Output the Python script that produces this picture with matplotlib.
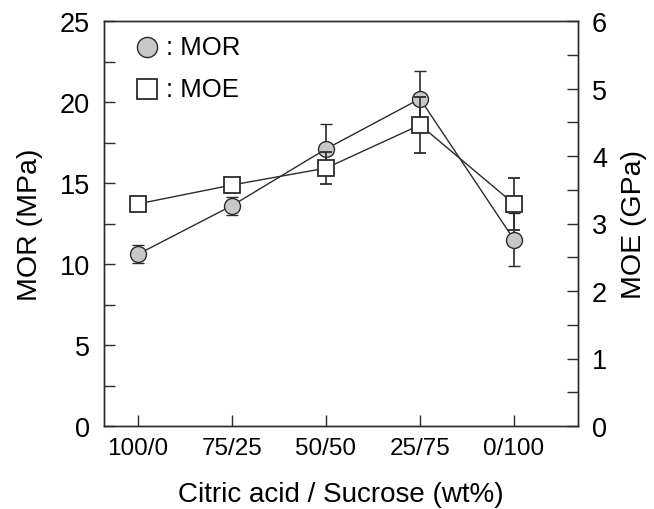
import matplotlib.pyplot as plt
from matplotlib.ticker import MultipleLocator

plt.rcParams['font.family'] = ['Liberation Sans', 'DejaVu Sans']

ratios = ["100/0", "75/25", "50/50", "25/75", "0/100"]
mor = [10.6, 13.6, 17.1, 20.2, 11.5]
mor_err = [0.55, 0.55, 1.55, 1.7, 1.65]
moe = [3.29, 3.57, 3.82, 4.46, 3.29]
moe_err = [0.05, 0.07, 0.24, 0.42, 0.38]

x = list(range(len(ratios)))
edge = '#2b2b2b'

fig = plt.figure(figsize=(6.54, 5.10), dpi=100)
ax = fig.add_axes([104 / 654, 83 / 510, 474 / 654, 405 / 510])
ax2 = ax.twinx()

ax.errorbar(x, mor, yerr=mor_err, color=edge, lw=1, capsize=4.5, elinewidth=1.2,
            marker='o', ms=11.5, mfc='#c8c8c8', mec=edge, mew=1, zorder=3)
ax2.errorbar(x, moe, yerr=moe_err, color=edge, lw=1, capsize=4.5, elinewidth=1.2,
             marker='s', ms=11.5, mfc='white', mec=edge, mew=1.3, zorder=3)

ax.set_xlim(-0.36, 4.68)
ax.set_ylim(0, 25)
ax2.set_ylim(0, 6)
ax.set_xticks(x)
ax.set_xticklabels(ratios)
ax.yaxis.set_major_locator(MultipleLocator(5))
ax.yaxis.set_minor_locator(MultipleLocator(2.5))
ax2.yaxis.set_major_locator(MultipleLocator(1))
ax2.yaxis.set_minor_locator(MultipleLocator(0.5))

for a in (ax, ax2):
    a.tick_params(direction='in', length=8, width=1, color=edge, labelsize=19.5, pad=10)
    a.tick_params(which='minor', direction='in', length=8, width=1, color=edge)
    for s in a.spines.values():
        s.set_color(edge)
        s.set_linewidth(1)
ax.tick_params(axis='x', labelsize=17.5, pad=8)

ax.set_ylabel("MOR (MPa)", fontsize=20.5, labelpad=12)
ax2.set_ylabel("MOE (GPa)", fontsize=20.5, labelpad=10)
ax.set_xlabel("Citric acid / Sucrose (wt%)", fontsize=20, labelpad=16)

# legend drawn as markers + text
ax.plot([0.1], [23.4], 'o', ms=14.5, mfc='#c8c8c8', mec=edge, mew=1, clip_on=False)
ax.text(0.3, 23.4, ": MOR", fontsize=18.5, va='center')
ax.plot([0.1], [20.8], 's', ms=14.5, mfc='white', mec=edge, mew=1.3, clip_on=False)
ax.text(0.3, 20.8, ": MOE", fontsize=18.5, va='center')

fig.savefig("out.png", dpi=100)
┄┄┄┄┄┄┄┄┄┄
Could you repeat all of the material exactly? Pictures should not be copied.

**ANSWER TO THE PROBLEM**
Output the Python script that produces this picture with matplotlib.
import matplotlib.pyplot as plt
from matplotlib.ticker import MultipleLocator

plt.rcParams['font.family'] = ['Liberation Sans', 'DejaVu Sans']

ratios = ["100/0", "75/25", "50/50", "25/75", "0/100"]
mor = [10.6, 13.6, 17.1, 20.2, 11.5]
mor_err = [0.55, 0.55, 1.55, 1.7, 1.65]
moe = [3.29, 3.57, 3.82, 4.46, 3.29]
moe_err = [0.05, 0.07, 0.24, 0.42, 0.38]

x = list(range(len(ratios)))
edge = '#2b2b2b'

fig = plt.figure(figsize=(6.54, 5.10), dpi=100)
ax = fig.add_axes([104 / 654, 83 / 510, 474 / 654, 405 / 510])
ax2 = ax.twinx()

ax.errorbar(x, mor, yerr=mor_err, color=edge, lw=1, capsize=4.5, elinewidth=1.2,
            marker='o', ms=11.5, mfc='#c8c8c8', mec=edge, mew=1, zorder=3)
ax2.errorbar(x, moe, yerr=moe_err, color=edge, lw=1, capsize=4.5, elinewidth=1.2,
             marker='s', ms=11.5, mfc='white', mec=edge, mew=1.3, zorder=3)

ax.set_xlim(-0.36, 4.68)
ax.set_ylim(0, 25)
ax2.set_ylim(0, 6)
ax.set_xticks(x)
ax.set_xticklabels(ratios)
ax.yaxis.set_major_locator(MultipleLocator(5))
ax.yaxis.set_minor_locator(MultipleLocator(2.5))
ax2.yaxis.set_major_locator(MultipleLocator(1))
ax2.yaxis.set_minor_locator(MultipleLocator(0.5))

for a in (ax, ax2):
    a.tick_params(direction='in', length=8, width=1, color=edge, labelsize=19.5, pad=10)
    a.tick_params(which='minor', direction='in', length=8, width=1, color=edge)
    for s in a.spines.values():
        s.set_color(edge)
        s.set_linewidth(1)
ax.tick_params(axis='x', labelsize=17.5, pad=8)

ax.set_ylabel("MOR (MPa)", fontsize=20.5, labelpad=12)
ax2.set_ylabel("MOE (GPa)", fontsize=20.5, labelpad=10)
ax.set_xlabel("Citric acid / Sucrose (wt%)", fontsize=20, labelpad=16)

# legend drawn as markers + text
ax.plot([0.1], [23.4], 'o', ms=14.5, mfc='#c8c8c8', mec=edge, mew=1, clip_on=False)
ax.text(0.3, 23.4, ": MOR", fontsize=18.5, va='center')
ax.plot([0.1], [20.8], 's', ms=14.5, mfc='white', mec=edge, mew=1.3, clip_on=False)
ax.text(0.3, 20.8, ": MOE", fontsize=18.5, va='center')

fig.savefig("out.png", dpi=100)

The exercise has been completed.